Iemand?
Het Grondwettelijk Hof, dat tot doel heeft de rijmbaarheid van de wet met de Grondwet te beoordelen, stelde op 27 maart laatstleden finaal vast dat een vergetelheidje van de wetgever als concreet gevolg heeft dat voortaan rijden tijdens een periode dat men zijn rijbewijs voorlopig zag ingetrokken op last van de Procureur des Konings, niet langer strafbaar is.
Eerst wat, hopelijk verstaanbare, duiding
Indien men bijvoorbeeld tengevolge van overmatig alcoholgebruik een ongeval veroorzaakt, kan het Openbaar Ministerie (de Procureur des Konings) aan de bestuurder het bevel opleggen het rijbewijs onmiddellijk in te leveren (gaande van 6 uur tot 15 dagen).
In die periode van het rijverbod mag men (uiteraard) niet meer met een voertuig rijden. Doet men dit toch, dan kan men bijkomend bekeurd worden wegens rijden spijts het verval dat door de Procureur des Konings werd opgelegd.
Indien men zwaardere feiten begaat en de onmiddellijke intrekking van het rijbewijs langer wordt aangehouden door tussenkomst van de politierechter - die in afwachting van het verdere onderzoek van de zaak het verval van het recht tot sturen verlengt - dan zou je des te meer verwachten dat als iemand tijdens zo’n verlengde periode van rijverbod de wagen toch weer bestuurt andermaal kan bestraft worden.
Dit lijkt heel logisch, maar dit is buiten de wetgever gerekend.
Deze wetgever vergat immers deze laatst beschreven situatie in de wet te voorzien, zodat er geen legale basis voorhanden is om een hardleerse chauffeur die toch rijdt, spijts het verbod opgelegd door de Politierechter, te straffen.
Vrijspraak dus.
Domper op het vertrouwen
Wat het Grondwettelijk Hof in het arrest van 27.03.2014 bijkomend maar fijntjes opmerkt is dat de categorie van personen die rijden spijts het verval dat enkel werd opgelegd door de Procureur, hun strafvervolging met succes kunnen aanvechten. Deze personen kunnen immers wél gestraft worden, terwijl dit daarentegen niet mogelijk is voor die andere categorie van personen, voor wie er geen wetgevende sanctie werd voorzien. Dit wordt gezien als een discriminatie die strijdig is met het gelijkheidsbeginsel dat verankerd ligt in de Grondwet.
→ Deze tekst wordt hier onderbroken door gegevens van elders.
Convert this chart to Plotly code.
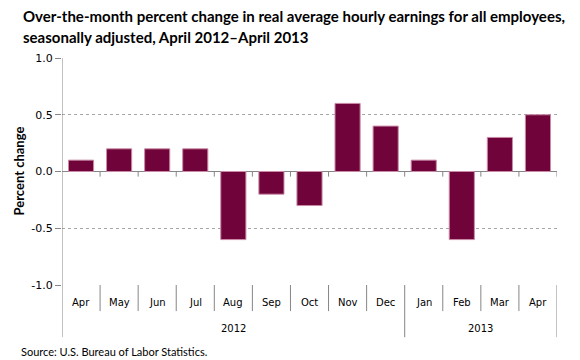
import plotly.graph_objects as go

months = ["Apr", "May", "Jun", "Jul", "Aug", "Sep", "Oct", "Nov", "Dec", "Jan", "Feb", "Mar", "Apr"]
years = ["2012"] * 9 + ["2013"] * 4
values = [0.1, 0.2, 0.2, 0.2, -0.6, -0.2, -0.3, 0.6, 0.4, 0.1, -0.6, 0.3, 0.5]
y_ticks = [-1.0, -0.5, 0.0, 0.5, 1.0]
y_tick_labels = ["-1.0", "-0.5", "0.0", "0.5", "1.0"]

title_lines = ["Over-the-month percent change in real average hourly earnings for all employees,",
               "seasonally adjusted, April 2012\u2013April 2013"]
source_text = "Source: U.S. Bureau of Labor Statistics."

xs = list(range(len(months)))
axis_gray = "#868686"
bar_color = "#70033a"

fig = go.Figure()
fig.add_trace(go.Bar(
    x=xs, y=values,
    marker=dict(color=bar_color, line=dict(color="#c98aa6", width=1)),
    width=0.66,
    hoverinfo="skip",
))

shapes = []
# y axis line extended through category area
shapes.append(dict(type="line", xref="x", yref="paper", x0=-0.5, x1=-0.5, y0=1, y1=-0.23,
                   line=dict(color=axis_gray, width=1)))
# category separators
year_breaks = {0, len(months)}
for i in range(1, len(months)):
    if years[i] != years[i - 1]:
        year_breaks.add(i)
for i in range(len(months) + 1):
    xb = i - 0.5
    y1 = -0.23 if i in year_breaks else -0.115
    if i != 0:
        shapes.append(dict(type="line", xref="x", yref="paper", x0=xb, x1=xb, y0=0, y1=y1,
                           line=dict(color=axis_gray, width=1)))
    # small ticks under zero line
    if 0 < i <= len(months):
        shapes.append(dict(type="line", xref="x", yref="y", x0=xb, x1=xb, y0=0, y1=-0.045,
                           line=dict(color=axis_gray, width=1)))

annotations = []
for i, m in enumerate(months):
    annotations.append(dict(x=i, y=0, xref="x", yref="paper", text=m, showarrow=False,
                            yanchor="middle", yshift=-17,
                            font=dict(family="DejaVu Sans", size=10, color="#000")))
for yr in sorted(set(years)):
    idx = [i for i, v in enumerate(years) if v == yr]
    annotations.append(dict(x=(idx[0] + idx[-1]) / 2, y=0, xref="x", yref="paper", text=yr,
                            showarrow=False, yanchor="middle", yshift=-43,
                            font=dict(family="DejaVu Sans", size=10, color="#000")))
annotations.append(dict(x=0, y=0.5, xref="paper", yref="paper", text="<b>Percent change</b>",
                        textangle=-90, showarrow=False, xanchor="center", yanchor="middle",
                        xshift=-44,
                        font=dict(family="Lato", size=13, color="#000")))
annotations.append(dict(x=0, y=0, xref="paper", yref="paper", text=source_text, showarrow=False,
                        xanchor="left", yanchor="middle", xshift=-43, yshift=-66,
                        font=dict(family="Lato", size=11, color="#000")))
for line, ys in zip(title_lines, [42, 21]):
    annotations.append(dict(x=0, y=1, xref="paper", yref="paper", text="<b>" + line + "</b>",
                            showarrow=False, xanchor="left", yanchor="middle",
                            xshift=-41, yshift=ys,
                            font=dict(family="Lato", size=15, color="#000")))

fig.update_layout(
    width=580, height=360,
    margin=dict(l=62, r=23, t=58, b=75),
    paper_bgcolor="white", plot_bgcolor="white",
    showlegend=False,
    xaxis=dict(range=[-0.5, len(months) - 0.5], showticklabels=False, showgrid=False,
               zeroline=False, showline=False, ticks="", fixedrange=True),
    yaxis=dict(range=[-1, 1], tickvals=y_ticks, ticktext=y_tick_labels,
               showgrid=True, gridcolor="#a6a6a6", griddash="dot", gridwidth=1,
               zeroline=True, zerolinecolor=axis_gray, zerolinewidth=1,
               showline=False, ticks="outside", ticklen=6, tickcolor=axis_gray,
               tickfont=dict(family="DejaVu Sans", size=11, color="#000"), fixedrange=True),
    shapes=shapes, annotations=annotations,
)

fig.write_html("out.html", config={"displayModeBar": False},
               post_script="document.body.style.margin='0px';")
Tot zolang de wetgever niet ingrijpt, kunnen zij zonder kans op bestraffing tijdens de periode van het rijverbod toch hun voertuig verder besturen.
Met andere woorden: wanneer u morgen na een verkeersovertreding uw rijbewijs voor een periode van 6 uur tot 15 dagen ziet ingetrokken, kan u, na het ter plaatse overhandigen van uw rijbewijs aan de vaststellende politieman, uw bestemming eenvoudigweg voortzetten zonder daarvoor bestraffing te riskeren…
Een redelijke domper die justitie andermaal in een slecht daglicht plaatst en het vertrouwen van de burger in de derde macht verder zal doen afnemen.
Er kan nu weer geschoten worden op de ‘ivoren toren magistraten’ of de ‘procedurepleiters’, maar schieten op deze actoren is niet terecht en verhelpt al zeker de oorzaak van het probleem niet. De rechter kan en mag niet buiten de wet treden en het is de plicht van de advocaat toe te zien of de gevraagde sanctie wel een wettelijke basis heeft.
Het is immers de wet die faalt.
In een op nationaal, internationaal en geopolitiek niveau woelige periode waarin woorden als democratie, rechtsstaat en mensenrechten meer dan ooit een reden van bestaan hebben, moet de rechtsbescherming strak en zeker zijn. De toekomstige wetgever moet heel wat hervormen. Hij moet in een onontwarbaar kluwen de zuiverheid , transparantie en accuraatheid in de wetgeving herstellen, gedragen en geïnspireerd door de fundamentele basisrechten die voor iedereen gelijk moeten zijn, zonder onderscheid.